Example: Stream-Static Join
version: "2.0"
# Batch input: reference data
input:
- name: products
format: parquet
path: "data/products/"
# Streaming input: real-time events
streamingInput:
- name: orderStream
format: kafka
options:
kafka.bootstrap.servers: "broker:9092"
subscribe: orders
startingOffsets: latest
trigger: "processingTime:10 seconds"
# Join streaming orders with static product catalog
transformation:
- name: enrichedOrders
join:
left: orderStream
right:
- name: products
type: inner
on:
- "orderStream.product_id = products.id"
- name: summary
select:
from: enrichedOrders
columns:
- "orderStream.order_id"
- "products.product_name"
- "orderStream.quantity"
- "orderStream.quantity * products.price as total"
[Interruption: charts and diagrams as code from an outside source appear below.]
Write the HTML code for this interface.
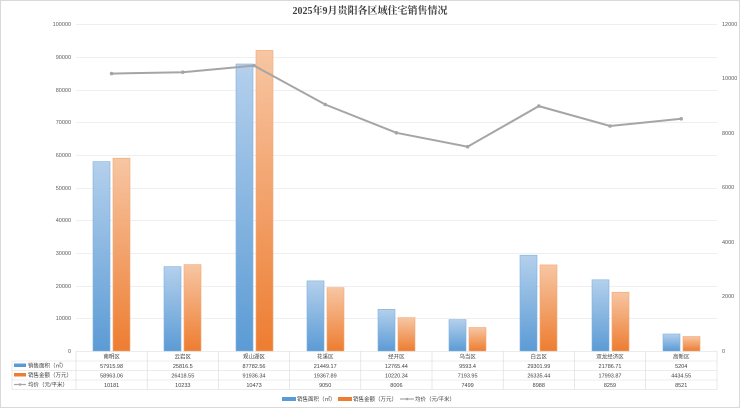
<!DOCTYPE html>
<html><head><meta charset="utf-8"><style>
body{margin:0;background:#fff}
svg{display:block;font-family:"Liberation Sans","Noto Sans CJK SC",sans-serif}
</style></head><body>
<svg width="740" height="408" viewBox="0 0 740 408" xmlns="http://www.w3.org/2000/svg">
<defs>
<linearGradient id="gb" x1="0" y1="0" x2="0" y2="1"><stop offset="0" stop-color="#b4d0ec"/><stop offset="1" stop-color="#5b9bd5"/></linearGradient>
<linearGradient id="go" x1="0" y1="0" x2="0" y2="1"><stop offset="0" stop-color="#f7c6a3"/><stop offset="1" stop-color="#ed7d31"/></linearGradient>
</defs>
<rect x="0.5" y="0.5" width="739" height="407" fill="#fff" stroke="#d9d9d9"/>
<text x="370" y="14" text-anchor="middle" font-size="10" font-weight="bold" fill="#404040" font-family="Liberation Serif,Noto Serif CJK SC,serif">2025年9月贵阳各区域住宅销售情况</text>
<g stroke="#efefef" stroke-width="1">
<line x1="76" x2="717" y1="24.5" y2="24.5"/><line x1="76" x2="717" y1="57.5" y2="57.5"/><line x1="76" x2="717" y1="90.5" y2="90.5"/><line x1="76" x2="717" y1="122.5" y2="122.5"/><line x1="76" x2="717" y1="155.5" y2="155.5"/><line x1="76" x2="717" y1="188.5" y2="188.5"/><line x1="76" x2="717" y1="220.5" y2="220.5"/><line x1="76" x2="717" y1="253.5" y2="253.5"/><line x1="76" x2="717" y1="286.5" y2="286.5"/><line x1="76" x2="717" y1="318.5" y2="318.5"/>
</g>
<g font-size="5.5" fill="#595959" text-anchor="end">
<text x="71" y="26">100000</text><text x="71" y="59">90000</text><text x="71" y="92">80000</text><text x="71" y="124">70000</text><text x="71" y="157">60000</text><text x="71" y="190">50000</text><text x="71" y="222">40000</text><text x="71" y="255">30000</text><text x="71" y="288">20000</text><text x="71" y="320">10000</text><text x="71" y="353">0</text>
</g>
<g font-size="5.5" fill="#595959">
<text x="722" y="26">12000</text><text x="722" y="80">10000</text><text x="722" y="135">8000</text><text x="722" y="189">6000</text><text x="722" y="244">4000</text><text x="722" y="298">2000</text><text x="722" y="353">0</text>
</g>
<g id="bars">
<rect x="93" y="161.6" width="17" height="189.4" fill="url(#gb)" stroke="#7fb0df" stroke-width="0.6"/>
<rect x="113" y="158.2" width="17" height="192.8" fill="url(#go)" stroke="#f2a877" stroke-width="0.6"/>
<rect x="164" y="266.6" width="17" height="84.4" fill="url(#gb)" stroke="#7fb0df" stroke-width="0.6"/>
<rect x="184" y="264.6" width="17" height="86.4" fill="url(#go)" stroke="#f2a877" stroke-width="0.6"/>
<rect x="236" y="64.0" width="17" height="287.0" fill="url(#gb)" stroke="#7fb0df" stroke-width="0.6"/>
<rect x="256" y="50.4" width="17" height="300.6" fill="url(#go)" stroke="#f2a877" stroke-width="0.6"/>
<rect x="307" y="280.9" width="17" height="70.1" fill="url(#gb)" stroke="#7fb0df" stroke-width="0.6"/>
<rect x="327" y="287.7" width="17" height="63.3" fill="url(#go)" stroke="#f2a877" stroke-width="0.6"/>
<rect x="378" y="309.3" width="17" height="41.7" fill="url(#gb)" stroke="#7fb0df" stroke-width="0.6"/>
<rect x="398" y="317.6" width="17" height="33.4" fill="url(#go)" stroke="#f2a877" stroke-width="0.6"/>
<rect x="449" y="319.6" width="17" height="31.4" fill="url(#gb)" stroke="#7fb0df" stroke-width="0.6"/>
<rect x="469" y="327.5" width="17" height="23.5" fill="url(#go)" stroke="#f2a877" stroke-width="0.6"/>
<rect x="520" y="255.2" width="17" height="95.8" fill="url(#gb)" stroke="#7fb0df" stroke-width="0.6"/>
<rect x="540" y="264.9" width="17" height="86.1" fill="url(#go)" stroke="#f2a877" stroke-width="0.6"/>
<rect x="592" y="279.8" width="17" height="71.2" fill="url(#gb)" stroke="#7fb0df" stroke-width="0.6"/>
<rect x="612" y="292.2" width="17" height="58.8" fill="url(#go)" stroke="#f2a877" stroke-width="0.6"/>
<rect x="663" y="334.0" width="17" height="17.0" fill="url(#gb)" stroke="#7fb0df" stroke-width="0.6"/>
<rect x="683" y="336.5" width="17" height="14.5" fill="url(#go)" stroke="#f2a877" stroke-width="0.6"/>
</g>
<polyline fill="none" stroke="#a5a5a5" stroke-width="2" points="111.6,73.6 182.8,72.2 254,65.6 325.2,104.5 396.4,132.8 467.6,146.7 538.8,106.1 610,126.0 681.2,118.8"/>
<g fill="#a5a5a5">
<circle cx="111.6" cy="73.6" r="1.8"/><circle cx="182.8" cy="72.2" r="1.8"/><circle cx="254" cy="65.6" r="1.8"/><circle cx="325.2" cy="104.5" r="1.8"/><circle cx="396.4" cy="132.8" r="1.8"/><circle cx="467.6" cy="146.7" r="1.8"/><circle cx="538.8" cy="106.1" r="1.8"/><circle cx="610" cy="126.0" r="1.8"/><circle cx="681.2" cy="118.8" r="1.8"/>
</g>
<g stroke="#d9d9d9" stroke-width="0.6" fill="none">
<line x1="76" x2="717" y1="351.5" y2="351.5"/>
<line x1="12" x2="717" y1="361" y2="361"/>
<line x1="12" x2="717" y1="370.5" y2="370.5"/>
<line x1="12" x2="717" y1="380" y2="380"/>
<line x1="12" x2="717" y1="389.5" y2="389.5"/>
<line x1="12" x2="12" y1="361" y2="389.5"/>
<line x1="76" x2="76" y1="351" y2="389.5"/><line x1="147.2" x2="147.2" y1="351" y2="389.5"/><line x1="218.4" x2="218.4" y1="351" y2="389.5"/><line x1="289.6" x2="289.6" y1="351" y2="389.5"/><line x1="360.8" x2="360.8" y1="351" y2="389.5"/><line x1="432" x2="432" y1="351" y2="389.5"/><line x1="503.2" x2="503.2" y1="351" y2="389.5"/><line x1="574.4" x2="574.4" y1="351" y2="389.5"/><line x1="645.6" x2="645.6" y1="351" y2="389.5"/><line x1="717" x2="717" y1="351" y2="389.5"/>
</g>
<rect x="14" y="363.5" width="12" height="3.5" fill="#5b9bd5"/>
<rect x="14" y="373" width="12" height="3.5" fill="#ed7d31"/>
<line x1="14" x2="26" y1="384.5" y2="384.5" stroke="#a5a5a5" stroke-width="1.2"/><circle cx="20" cy="384.5" r="1.3" fill="#a5a5a5"/>
<g font-size="5.5" fill="#404040">
<text x="28" y="367.5">销售面积（㎡）</text>
<text x="28" y="377">销售金额（万元）</text>
<text x="28" y="386.5">均价（元/平米）</text>
</g>
<g font-size="5.5" fill="#404040" text-anchor="middle">
<text x="111.6" y="358.5">南明区</text><text x="182.8" y="358.5">云岩区</text><text x="254" y="358.5">观山湖区</text><text x="325.2" y="358.5">花溪区</text><text x="396.4" y="358.5">经开区</text><text x="467.6" y="358.5">乌当区</text><text x="538.8" y="358.5">白云区</text><text x="610" y="358.5">双龙经济区</text><text x="681.2" y="358.5">高新区</text>
<text x="111.6" y="368">57915.98</text><text x="182.8" y="368">25816.5</text><text x="254" y="368">87782.56</text><text x="325.2" y="368">21449.17</text><text x="396.4" y="368">12765.44</text><text x="467.6" y="368">9593.4</text><text x="538.8" y="368">29301.99</text><text x="610" y="368">21786.71</text><text x="681.2" y="368">5204</text>
<text x="111.6" y="377.5">58963.06</text><text x="182.8" y="377.5">26418.55</text><text x="254" y="377.5">91936.34</text><text x="325.2" y="377.5">19367.89</text><text x="396.4" y="377.5">10220.34</text><text x="467.6" y="377.5">7193.95</text><text x="538.8" y="377.5">26335.44</text><text x="610" y="377.5">17993.87</text><text x="681.2" y="377.5">4434.55</text>
<text x="111.6" y="387">10181</text><text x="182.8" y="387">10233</text><text x="254" y="387">10473</text><text x="325.2" y="387">9050</text><text x="396.4" y="387">8006</text><text x="467.6" y="387">7499</text><text x="538.8" y="387">8988</text><text x="610" y="387">8259</text><text x="681.2" y="387">8521</text>
</g>
<rect x="282" y="397" width="14" height="4" fill="#5b9bd5"/>
<text x="297" y="401" font-size="5.5" fill="#404040">销售面积（㎡）</text>
<rect x="338" y="397" width="14" height="4" fill="#ed7d31"/>
<text x="353" y="401" font-size="5.5" fill="#404040">销售金额（万元）</text>
<line x1="400" x2="414" y1="399" y2="399" stroke="#a5a5a5" stroke-width="1.2"/><circle cx="407" cy="399" r="1.3" fill="#a5a5a5"/>
<text x="415" y="401" font-size="5.5" fill="#404040">均价（元/平米）</text>
</svg>
</body></html>
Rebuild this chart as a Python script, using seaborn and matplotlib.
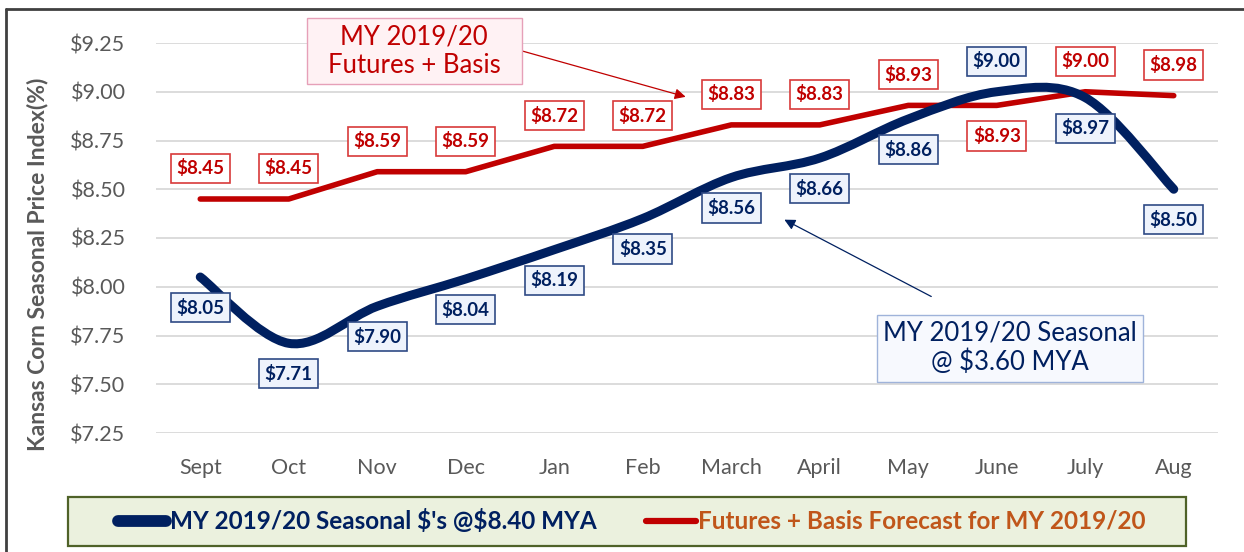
import numpy as np
import pandas as pd
import matplotlib
matplotlib.use("Agg")
import matplotlib.pyplot as plt
import seaborn as sns
from matplotlib.path import Path
from matplotlib.patches import PathPatch, Rectangle
from matplotlib.lines import Line2D

# ---------------- data ----------------
months = ["Sept", "Oct", "Nov", "Dec", "Jan", "Feb", "March", "April",
          "May", "June", "July", "Aug"]
seasonal = [8.05, 7.71, 7.90, 8.04, 8.19, 8.35, 8.56, 8.66, 8.86, 9.00, 8.97, 8.50]
futures = [8.45, 8.45, 8.59, 8.59, 8.72, 8.72, 8.83, 8.83, 8.93, 8.93, 9.00, 8.98]
seasonal_above = [False, False, False, False, False, False, False, False,
                  False, True, False, False]
futures_above = [True, True, True, True, True, True, True, True,
                 True, False, True, True]
y_ticks = [7.25, 7.50, 7.75, 8.00, 8.25, 8.50, 8.75, 9.00, 9.25]

seasonal_name = "MY 2019/20 Seasonal \\$'s @\\$8.40 MYA"
futures_name = "Futures + Basis Forecast for MY 2019/20"

df = pd.DataFrame({"month": months, "futures": futures, "seasonal": seasonal})

# ---------------- style ----------------
NAVY = "#002060"
RED = "#C00000"
GRAY = "#595959"

sns.set_theme(style="white")
plt.rcParams["font.family"] = ["Lato", "DejaVu Sans"]

W, H = 1244, 552
fig = plt.figure(figsize=(W / 100, H / 100), dpi=100)
fig.patch.set_facecolor("white")


def fx(px):
    return px / W


def fy(py):
    return 1 - py / H


def fig_rect(x0, y0, x1, y1, **kw):
    r = Rectangle((fx(x0), fy(y1)), fx(x1) - fx(x0), fy(y0) - fy(y1),
                  transform=fig.transFigure, **kw)
    fig.patches.append(r)
    return r


ax = fig.add_axes([fx(156), fy(433), fx(1218) - fx(156), fy(43) - fy(433)])
ax.set_facecolor("white")

# futures line (straight segments)
sns.lineplot(data=df, x="month", y="futures", ax=ax, color=RED, lw=4.0,
             sort=False, legend=False, solid_capstyle="round",
             solid_joinstyle="round", zorder=3)

# seasonal line: Excel-style smoothed curve (cubic Bezier through the points)
xs = np.arange(len(seasonal), dtype=float)
ys = np.array(seasonal, dtype=float)
verts = [(xs[0], ys[0])]
codes = [Path.MOVETO]
n = len(xs)
for i in range(n - 1):
    p0 = np.array([xs[max(i - 1, 0)], ys[max(i - 1, 0)]])
    p1 = np.array([xs[i], ys[i]])
    p2 = np.array([xs[i + 1], ys[i + 1]])
    p3 = np.array([xs[min(i + 2, n - 1)], ys[min(i + 2, n - 1)]])
    c1 = p1 + (p2 - p0) / 6.0
    c2 = p2 - (p3 - p1) / 6.0
    verts += [tuple(c1), tuple(c2), tuple(p2)]
    codes += [Path.CURVE4, Path.CURVE4, Path.CURVE4]
patch = PathPatch(Path(verts, codes), facecolor="none", edgecolor=NAVY,
                  lw=6.5, capstyle="round", joinstyle="round", zorder=4)
ax.add_patch(patch)

ax.set_xlim(-0.5, len(months) - 0.5)
ax.set_ylim(7.25, 9.25)
ax.set_yticks(y_ticks)
ax.set_yticklabels([f"\\${v:.2f}" for v in y_ticks])
ax.set_xticks(range(len(months)))
ax.set_xticklabels(months)
ax.grid(axis="y", color="#D9D9D9", lw=1.3)
ax.grid(axis="x", visible=False)
for s in ax.spines.values():
    s.set_visible(False)
ax.tick_params(axis="both", length=0, labelsize=15.5, labelcolor=GRAY)
ax.tick_params(axis="y", pad=22)
ax.tick_params(axis="x", pad=18)
ax.set_xlabel("")
ax.set_ylabel("")

# ---------------- data labels ----------------
OFF = 22  # points
for i, v in enumerate(futures):
    dy = OFF if futures_above[i] else -OFF
    ax.annotate(f"\\${v:.2f}", xy=(i, v), xytext=(0, dy), textcoords="offset points",
                ha="center", va="center", fontsize=13.5, fontweight="bold", color=RED,
                bbox=dict(boxstyle="square,pad=0.3", fc="white", ec="#D83A3A", lw=1.2),
                zorder=6)
for i, v in enumerate(seasonal):
    dy = OFF if seasonal_above[i] else -OFF
    ax.annotate(f"\\${v:.2f}", xy=(i, v), xytext=(0, dy), textcoords="offset points",
                ha="center", va="center", fontsize=13.5, fontweight="bold", color=NAVY,
                bbox=dict(boxstyle="square,pad=0.3", fc="#EEF3FC", ec="#2F4A85", lw=1.2),
                zorder=6)

# ---------------- callouts ----------------
ax.annotate("", xy=(5.485, 8.974), xytext=(3.63, 9.21),
            arrowprops=dict(arrowstyle="-|>", color=RED, lw=0.9, mutation_scale=16,
                            shrinkA=0, shrinkB=0), zorder=5)
fig_rect(307, 18, 522, 84, fc="#FFF2F4", ec="#E6A0B8", lw=1.0, zorder=5)
fig.text(fx(414), fy(51), "MY 2019/20\nFutures + Basis", ha="center", va="center",
         fontsize=18.5, color=RED, linespacing=1.2, zorder=6)

ax.annotate("", xy=(6.60, 8.344), xytext=(8.26, 7.95),
            arrowprops=dict(arrowstyle="-|>", color=NAVY, lw=0.9, mutation_scale=16,
                            shrinkA=0, shrinkB=0), zorder=5)
fig_rect(877, 315, 1143, 382, fc="#F7F9FE", ec="#9FB3DA", lw=1.0, zorder=5)
fig.text(fx(1010), fy(348), "MY 2019/20 Seasonal\n@ \\$3.60 MYA", ha="center",
         va="center", fontsize=18.5, color=NAVY, linespacing=1.2, zorder=6)

# ---------------- y label ----------------
fig.text(fx(38), fy(264), "Kansas Corn Seasonal Price Index(%)", rotation=90,
         ha="center", va="center", fontsize=16.5, fontweight="bold", color=GRAY)

# ---------------- legend ----------------
fig_rect(68, 497, 1186, 546, fc="#EBF1DE", ec="#4F6228", lw=1.6, zorder=1)
ly = fy(521)
fig.lines.append(Line2D([fx(118), fx(166)], [ly, ly], transform=fig.transFigure,
                        color=NAVY, lw=8.5, solid_capstyle="round", zorder=2))
fig.text(fx(170), ly, seasonal_name, ha="left", va="center", fontsize=17.5,
         fontweight="bold", color=NAVY, zorder=3)
fig.lines.append(Line2D([fx(646), fx(696)], [ly, ly], transform=fig.transFigure,
                        color=RED, lw=4.5, solid_capstyle="round", zorder=2))
fig.text(fx(698), ly, futures_name, ha="left", va="center", fontsize=17.5,
         fontweight="bold", color="#C0561A", zorder=3)

# ---------------- outer border ----------------
fig.lines.append(Line2D([fx(6), fx(6)], [fy(9), 0], transform=fig.transFigure,
                        color="#404040", lw=2))
fig.lines.append(Line2D([fx(6), 1], [fy(9), fy(9)], transform=fig.transFigure,
                        color="#404040", lw=2))

fig.savefig("out.png", dpi=100)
# Write enriched stream to output
streamingOutput:
- name: summary
format: parquet
path: "data/output/enriched_orders"
outputMode: append
checkpointLocation: "data/checkpoints/enriched_orders"
trigger: "processingTime:30 seconds"
Example: Streaming Aggregation
version: "2.0"
streamingInput:
- name: sensorData
format: kafka
options:
kafka.bootstrap.servers: "broker:9092"
subscribe: sensor-readings
trigger: "processingTime:1 minute"
transformation:
- name: avgByDevice
group:
from: sensorData
by: [device_id]
agg:
- "avg(temperature) as avg_temp"
- "max(temperature) as max_temp"
- "count(1) as reading_count"
streamingOutput:
- name: avgByDevice
format: kafka
options:
kafka.bootstrap.servers: "broker:9092"
topic: device-averages
outputMode: complete
checkpointLocation: "data/checkpoints/avg_by_device"
Conformance
Streaming support is defined at the Streaming conformance level, which builds on the Extended level. An implementation claiming Streaming conformance must support streamingInput, streamingOutput, triggers, output modes, and checkpointing as defined in this section.